The couple was found because the wife called 911. Her husband had lain down to rest, and then stopped breathing. By the time the Border Patrol arrived, he was gone.

When we got there, he lay under a tree, one hand outstretched, the other on his belly. A sheet covered his face.

Almost Every Day

There were about a dozen Border Patrol officers, a deputy sheriff, a Justice of the Peace, three funeral home employees, and a man wearing a bullet-proof vest. The latter was a moonlighting policeman whose charge was to prevent bad publicity for his employer, the King Ranch.
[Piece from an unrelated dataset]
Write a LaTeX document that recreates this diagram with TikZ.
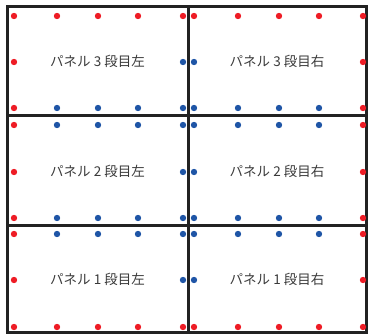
\documentclass[tikz,border=0pt]{standalone}
\usepackage{fontspec}
\newfontfamily\cjk{Noto Sans CJK JP}
\definecolor{dotred}{HTML}{EE1C25}
\definecolor{dotblue}{HTML}{1F55A6}
\definecolor{frame}{HTML}{222222}
\definecolor{txt}{HTML}{3A3A3A}
\begin{document}
\begin{tikzpicture}[x=1pt,y=1pt,
  panel/.style={draw=frame, line width=3pt, inner sep=0, text=txt,
    font=\cjk\fontsize{13.5pt}{15pt}\selectfont},
  dot/.style={circle, inner sep=0, minimum width=6pt, minimum height=6.4pt, draw=none}]
\useasboundingbox (0,0) rectangle (370,335);
% panels (y measured from top: 335 - y)
\node[panel, minimum width=181pt, minimum height=109pt] (p3l) at (97.5,273.5) {パネル 3 段目左};
\node[panel, minimum width=178pt, minimum height=109pt] (p3r) at (277,273.5) {パネル 3 段目右};
\node[panel, minimum width=181pt, minimum height=110pt] (p2l) at (97.5,164) {パネル 2 段目左};
\node[panel, minimum width=178pt, minimum height=110pt] (p2r) at (277,164) {パネル 2 段目右};
\node[panel, minimum width=181pt, minimum height=107pt] (p1l) at (97.5,55.5) {パネル 1 段目左};
\node[panel, minimum width=178pt, minimum height=107pt] (p1r) at (277,55.5) {パネル 1 段目右};
% dots
\foreach \r/\yt/\ym/\yb in {3/16/62/108, 2/125/172/218, 1/234/280/327} {
  \foreach \c in {0,1} {
    \foreach \i in {1,...,5} {
      \pgfmathtruncatemacro\xx{{14,57,98,138,183,194,238,279,319,363}[\c*5+\i-1]}
      \pgfmathtruncatemacro\outx{((\c==0)&&(\i==1))||((\c==1)&&(\i==5))}
      \pgfmathtruncatemacro\topred{(\outx==1)||(\r==3)}
      \pgfmathtruncatemacro\botred{(\outx==1)||(\r==1)}
      \ifnum\topred=1 \def\ct{dotred}\else\def\ct{dotblue}\fi
      \ifnum\botred=1 \def\cb{dotred}\else\def\cb{dotblue}\fi
      \ifnum\outx=1 \def\cm{dotred}\else\def\cm{dotblue}\fi
      \node[dot, fill=\ct] (d-\r-\c-\i-t) at (\xx,335-\yt) {};
      \node[dot, fill=\cb] (d-\r-\c-\i-b) at (\xx,335-\yb) {};
      \ifnum\i=1 \node[dot, fill=\cm] (d-\r-\c-\i-m) at (\xx,335-\ym) {};\fi
      \ifnum\i=5 \node[dot, fill=\cm] (d-\r-\c-\i-m) at (\xx,335-\ym) {};\fi
    }
  }
}
\end{tikzpicture}
\end{document}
When I got out of the deputy's truck, I spent a few minutes thinking about how I could photograph the scene while being respectful of the dead man. As I considered, the bullet-proof vest pointed at me. Invoking “private property,” he said there could be no pictures of anything, even of the deputy writing his report, or of the sand and trees of the ranch.

Before she was led away, the new widow was given a chance to say good-bye. Tears running down her face, she walked back to her husband's body, laying her hand on his chest. As she was driven off by a Border Patrol agent, the funeral home workers wrestled the corpse into a body bag. They had a difficult time carrying it away through the deep sand.

I asked the Justice of the Peace how often his happens. “In the summer?” he asked. “Almost every day.”